Multifamily Market Insights, Fed Moves, and Emerging Investment Hotspots

Feb 4, 2026

Last Updated on February 9, 2026

🎙️ Episode Summary

On Wealth Strategy Secrets of the Ultra Wealthy, Dave Wolcott sits down with Neal Bawa—the “Mad Scientist of Multifamily”—to map the real investing terrain for 2026. Neal cuts through media narratives with a framework grounded in supply pipelines, cap rate mechanics, occupancy trends, and financing realities. The core message: 2025 didn’t become the multifamily turnaround year the industry expected, and 2026 may be a transitional “gap year” shaped by slower new supply, shifting demand, and forced refinancings that may bring more distressed opportunities to market. Neal also expands the lens beyond real estate—connecting the next wave of market winners to AI infrastructure and energy constraints, and explaining why Bitcoin, gold, and silver function best as long-term insurance in an era of sovereign overspending.


🔑 Key Takeaways

  • 📉 Multifamily didn’t rebound in 2025.
    Supply pressure kept rents flat to negative; 2026 shapes up as a transition year.

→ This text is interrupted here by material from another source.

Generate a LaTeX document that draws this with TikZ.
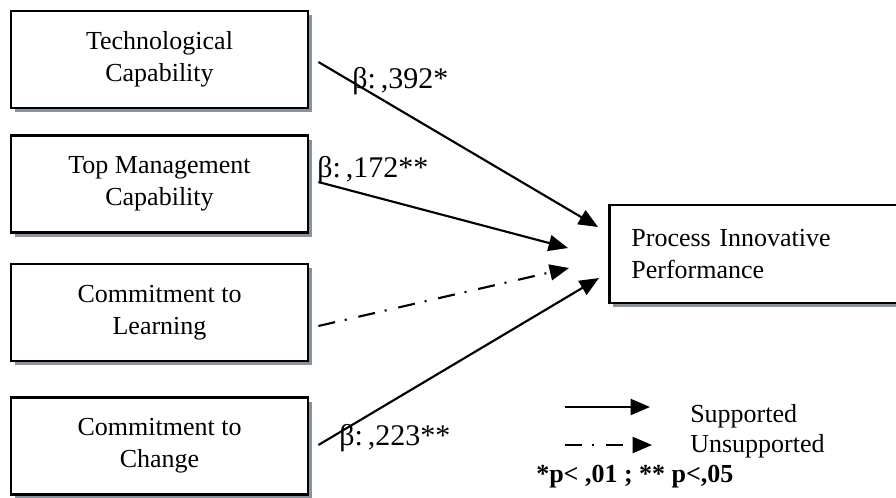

  • 🏠 Single-family held up, but cracks are forming.
    Inventory is rising as the lock-in effect fades in overheated markets.

  • ⏳ 2026 is a “gap year.”
    Stronger fundamentals may re-emerge in 2027–2029 as new supply collapses.

  • 🏦 Refinancing pressure is the real 2026 catalyst.
    Forced sales will cap prices but create selective buying opportunities.

  • 🤖⚡ AI and energy are the hidden real-estate drivers.
    Power constraints—especially nuclear—will shape winning markets.

  • 🧾 Tax efficiency beats cash flow right now.
    Depreciation and OZ benefits remain strong; cash flow is challenged.

  • 🏖️ Airbnb margins are under pressure nationally.
    Viable only in specific, high-demand pockets.